BRIEF =
Repeat the lines below exactly as they appear, but leave out the images.

____ RECORDED DATA

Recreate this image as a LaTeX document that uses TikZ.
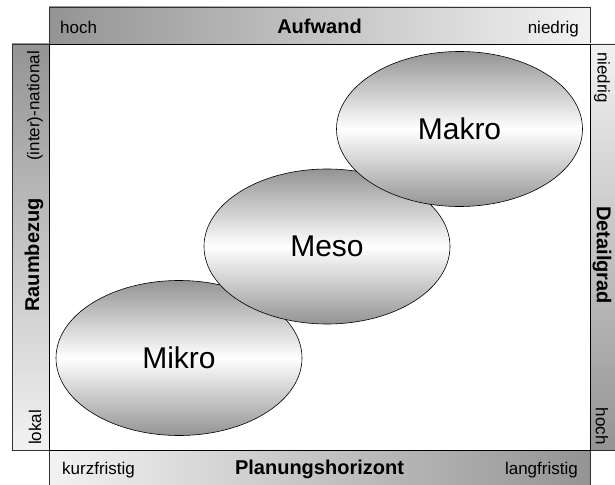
\documentclass[tikz,border=0pt]{standalone}
\usepackage{fontspec}
\setmainfont{Liberation Sans}
\usetikzlibrary{shapes.geometric}

% grey at the rim, white through the middle
\pgfdeclareverticalshading{levelshade}{100bp}{%
  color(0bp)=(black!42); color(25bp)=(black!42); color(50bp)=(white);
  color(75bp)=(black!42); color(100bp)=(black!42)}

\tikzset{
  bar/.style={draw=black!80, line width=0.7pt},
  endlabel/.style={inner sep=0pt, font=\fontsize{17}{20}\selectfont},
  axistitle/.style={inner sep=0pt, font=\bfseries\fontsize{20}{24}\selectfont},
  scalebox/.style={ellipse, draw=black, line width=0.6pt, inner sep=0pt,
    minimum width=246pt, minimum height=155pt,
    shading=levelshade,
    font=\fontsize{30}{36}\selectfont},
}

\begin{document}
\begin{tikzpicture}[x=1pt, y=-1pt]
\useasboundingbox (0,0) rectangle (615,484);
\clip (0,0) rectangle (615,484);

% axis bars with gradients
\path[bar, left color=black!42, right color=black!5] (49,7) rectangle (590,44);
\path[bar, left color=black!5, right color=black!42] (49,450) rectangle (590,488);
\path[bar, top color=black!42, bottom color=black!5] (12,44) rectangle (49,450);
\path[bar, top color=black!5, bottom color=black!42] (590,44) rectangle (628,450);

% central field
\path[draw=black, line width=0.7pt, fill=white] (49,44) rectangle (590,450);

% top axis
\node[endlabel, anchor=base west] (tl) at (60,34) {hoch};
\node[axistitle, anchor=base] (tt) at (319.5,34) {Aufwand};
\node[endlabel, anchor=base east] (tr) at (579,34) {niedrig};

% bottom axis
\node[endlabel, anchor=base west] (bl) at (62,474) {kurzfristig};
\node[axistitle, anchor=base] (bt) at (319.5,474) {Planungshorizont};
\node[endlabel, anchor=base east] (br) at (578,474) {langfristig};

% left axis
\node[endlabel, rotate=90, anchor=east] (lt) at (35,51) {(inter)-national};
\node[axistitle, rotate=90] (lm) at (34,255) {Raumbezug};
\node[endlabel, rotate=90, anchor=west] (lb) at (35,445) {lokal};

% right axis
\node[endlabel, rotate=-90, anchor=west] (rt) at (602,52) {niedrig};
\node[axistitle, rotate=-90] (rm) at (602,255) {Detailgrad};
\node[endlabel, rotate=-90, anchor=east] (rb) at (602,445) {hoch};

% the three scale levels
\node[scalebox] (mikro) at (179,358) {Mikro};
\node[scalebox] (meso) at (327,246.5) {Meso};
\node[scalebox] (makro) at (459.5,129) {Makro};
\end{tikzpicture}
\end{document}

________

CORRECT ANSWER =
Recreate this image as a LaTeX document that uses TikZ.
\documentclass[tikz,border=0pt]{standalone}
\usepackage{fontspec}
\setmainfont{Liberation Sans}
\usetikzlibrary{shapes.geometric}

% grey at the rim, white through the middle
\pgfdeclareverticalshading{levelshade}{100bp}{%
  color(0bp)=(black!42); color(25bp)=(black!42); color(50bp)=(white);
  color(75bp)=(black!42); color(100bp)=(black!42)}

\tikzset{
  bar/.style={draw=black!80, line width=0.7pt},
  endlabel/.style={inner sep=0pt, font=\fontsize{17}{20}\selectfont},
  axistitle/.style={inner sep=0pt, font=\bfseries\fontsize{20}{24}\selectfont},
  scalebox/.style={ellipse, draw=black, line width=0.6pt, inner sep=0pt,
    minimum width=246pt, minimum height=155pt,
    shading=levelshade,
    font=\fontsize{30}{36}\selectfont},
}

\begin{document}
\begin{tikzpicture}[x=1pt, y=-1pt]
\useasboundingbox (0,0) rectangle (615,484);
\clip (0,0) rectangle (615,484);

% axis bars with gradients
\path[bar, left color=black!42, right color=black!5] (49,7) rectangle (590,44);
\path[bar, left color=black!5, right color=black!42] (49,450) rectangle (590,488);
\path[bar, top color=black!42, bottom color=black!5] (12,44) rectangle (49,450);
\path[bar, top color=black!5, bottom color=black!42] (590,44) rectangle (628,450);

% central field
\path[draw=black, line width=0.7pt, fill=white] (49,44) rectangle (590,450);

% top axis
\node[endlabel, anchor=base west] (tl) at (60,34) {hoch};
\node[axistitle, anchor=base] (tt) at (319.5,34) {Aufwand};
\node[endlabel, anchor=base east] (tr) at (579,34) {niedrig};

% bottom axis
\node[endlabel, anchor=base west] (bl) at (62,474) {kurzfristig};
\node[axistitle, anchor=base] (bt) at (319.5,474) {Planungshorizont};
\node[endlabel, anchor=base east] (br) at (578,474) {langfristig};

% left axis
\node[endlabel, rotate=90, anchor=east] (lt) at (35,51) {(inter)-national};
\node[axistitle, rotate=90] (lm) at (34,255) {Raumbezug};
\node[endlabel, rotate=90, anchor=west] (lb) at (35,445) {lokal};

% right axis
\node[endlabel, rotate=-90, anchor=west] (rt) at (602,52) {niedrig};
\node[axistitle, rotate=-90] (rm) at (602,255) {Detailgrad};
\node[endlabel, rotate=-90, anchor=east] (rb) at (602,445) {hoch};

% the three scale levels
\node[scalebox] (mikro) at (179,358) {Mikro};
\node[scalebox] (meso) at (327,246.5) {Meso};
\node[scalebox] (makro) at (459.5,129) {Makro};
\end{tikzpicture}
\end{document}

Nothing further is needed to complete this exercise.